The crop has expanded in recent years and may account for more than 65% of the total corn crop, the department said.
Since January, the country has already brought in about 500,000 metric tons of corn, sourcing predominantly from Argentina and Paraguay, the department said.
“The high price of domestic corn is putting a lot pressure on pork and poultry producers, which is impeding exports and driving prices up for consumers,” said the USDA. “Prices dipped slightly as harvest began on the second ‘safrinha’ crop in the Central West, but as it became evident that yields were much worse than anticipated, domestic prices rose again.”
Poultry output has been reduced by 10% since March, and; monthly meat production had been reduced by about 225,000 tons, the department said.

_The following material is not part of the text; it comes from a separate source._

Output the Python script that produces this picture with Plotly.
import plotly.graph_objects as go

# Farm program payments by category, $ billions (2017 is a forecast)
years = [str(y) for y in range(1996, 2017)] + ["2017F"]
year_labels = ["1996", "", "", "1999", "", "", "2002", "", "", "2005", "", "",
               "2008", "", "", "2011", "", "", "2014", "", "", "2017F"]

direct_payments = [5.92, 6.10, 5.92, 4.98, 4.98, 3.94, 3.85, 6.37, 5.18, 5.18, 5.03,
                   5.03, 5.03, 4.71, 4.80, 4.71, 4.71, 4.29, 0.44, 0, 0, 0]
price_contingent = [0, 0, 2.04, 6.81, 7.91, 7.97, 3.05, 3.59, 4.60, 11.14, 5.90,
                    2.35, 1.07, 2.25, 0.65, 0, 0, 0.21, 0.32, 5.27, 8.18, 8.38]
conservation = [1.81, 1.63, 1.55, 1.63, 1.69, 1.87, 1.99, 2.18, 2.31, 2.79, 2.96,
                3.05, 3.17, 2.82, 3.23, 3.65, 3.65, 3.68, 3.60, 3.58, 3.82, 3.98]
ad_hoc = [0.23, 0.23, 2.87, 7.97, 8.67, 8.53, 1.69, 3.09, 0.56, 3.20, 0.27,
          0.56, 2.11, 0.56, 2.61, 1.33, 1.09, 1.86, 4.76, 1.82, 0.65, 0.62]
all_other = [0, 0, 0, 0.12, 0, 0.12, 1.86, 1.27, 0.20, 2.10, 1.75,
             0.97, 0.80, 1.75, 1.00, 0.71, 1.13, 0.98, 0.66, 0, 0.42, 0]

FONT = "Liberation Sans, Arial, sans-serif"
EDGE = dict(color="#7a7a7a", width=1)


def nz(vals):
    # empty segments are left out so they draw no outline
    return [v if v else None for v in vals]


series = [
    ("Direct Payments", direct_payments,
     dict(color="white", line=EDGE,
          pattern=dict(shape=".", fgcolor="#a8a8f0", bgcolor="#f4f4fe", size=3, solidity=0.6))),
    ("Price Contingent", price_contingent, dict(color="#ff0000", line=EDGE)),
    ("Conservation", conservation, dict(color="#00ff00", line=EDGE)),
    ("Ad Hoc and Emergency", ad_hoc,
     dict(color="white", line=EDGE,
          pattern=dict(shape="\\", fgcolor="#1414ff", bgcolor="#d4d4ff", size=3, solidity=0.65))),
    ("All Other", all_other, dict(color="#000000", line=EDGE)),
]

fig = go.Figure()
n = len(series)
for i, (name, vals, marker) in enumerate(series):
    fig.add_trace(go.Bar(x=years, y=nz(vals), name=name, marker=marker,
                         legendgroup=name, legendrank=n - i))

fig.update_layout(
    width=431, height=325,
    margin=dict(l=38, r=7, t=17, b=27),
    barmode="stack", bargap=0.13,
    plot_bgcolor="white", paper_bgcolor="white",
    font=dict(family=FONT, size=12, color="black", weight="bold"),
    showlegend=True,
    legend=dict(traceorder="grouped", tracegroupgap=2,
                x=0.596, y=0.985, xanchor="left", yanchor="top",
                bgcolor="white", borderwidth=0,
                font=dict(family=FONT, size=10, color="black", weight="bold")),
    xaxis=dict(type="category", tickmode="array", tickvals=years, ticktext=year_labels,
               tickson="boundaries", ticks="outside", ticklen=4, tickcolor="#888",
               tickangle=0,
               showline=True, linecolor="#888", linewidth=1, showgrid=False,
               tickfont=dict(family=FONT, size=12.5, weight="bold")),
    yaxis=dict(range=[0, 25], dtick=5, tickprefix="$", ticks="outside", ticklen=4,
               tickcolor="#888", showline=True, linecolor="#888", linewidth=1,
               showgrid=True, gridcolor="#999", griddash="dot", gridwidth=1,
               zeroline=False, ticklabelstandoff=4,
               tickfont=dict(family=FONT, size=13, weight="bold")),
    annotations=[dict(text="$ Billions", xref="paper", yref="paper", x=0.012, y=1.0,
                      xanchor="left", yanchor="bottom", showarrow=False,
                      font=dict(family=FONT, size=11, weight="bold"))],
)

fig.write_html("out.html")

The Minister of Agriculture, Blairo Maggi stated earlier this month that he wants to guarantee a grain supply for Brazil and meet industry needs, the department said. However, the import request would only apply to corn used in animal feed for the producers of poultry, pork and in the dairy industry through December of 2017.
“The government has already reduced the TEC [import tax] on corn imports to zero for non-Mercosul countries through November,” the department said. “CTNBio’s next meeting to discuss the issue will be held September 1, which, if they approve the measure (there is a lot of political pressure to do so), would leave a window of imports from the United States from Sept-Nov.”
Additionally, pork and poultry producers are asking for the reduced tariff to be carried into 2017, it added.
Corn production for 2015/16 is estimated at about 75m metric tons, said the USDA in an earlier report. The amount marks a drop of about 12% and is the result of poor weather conditions limiting the second “safrinha” crop.
Strong corn exports along with the poor weather have tightened domestic supplies, the department said. “Minimum poultry and pork production costs, which encompass primarily feed and energy expenses, increased on average by 50% in the first half of 2016,” it added.
“There have been media reports that some producers are feeding their pigs and chickens milling-quality wheat because they are unable to find any corn or feed wheat on the domestic market,” the department said. However, first crop corn, which could start planting in September, may have to compete with land for soybean production if the prices for soy stay high.
2015/16 corn stocks are estimated to be 4.3m metric tons with about 891,000 metric tons in public stocks, the department said. It is the tightest supplies have been since 2011/12.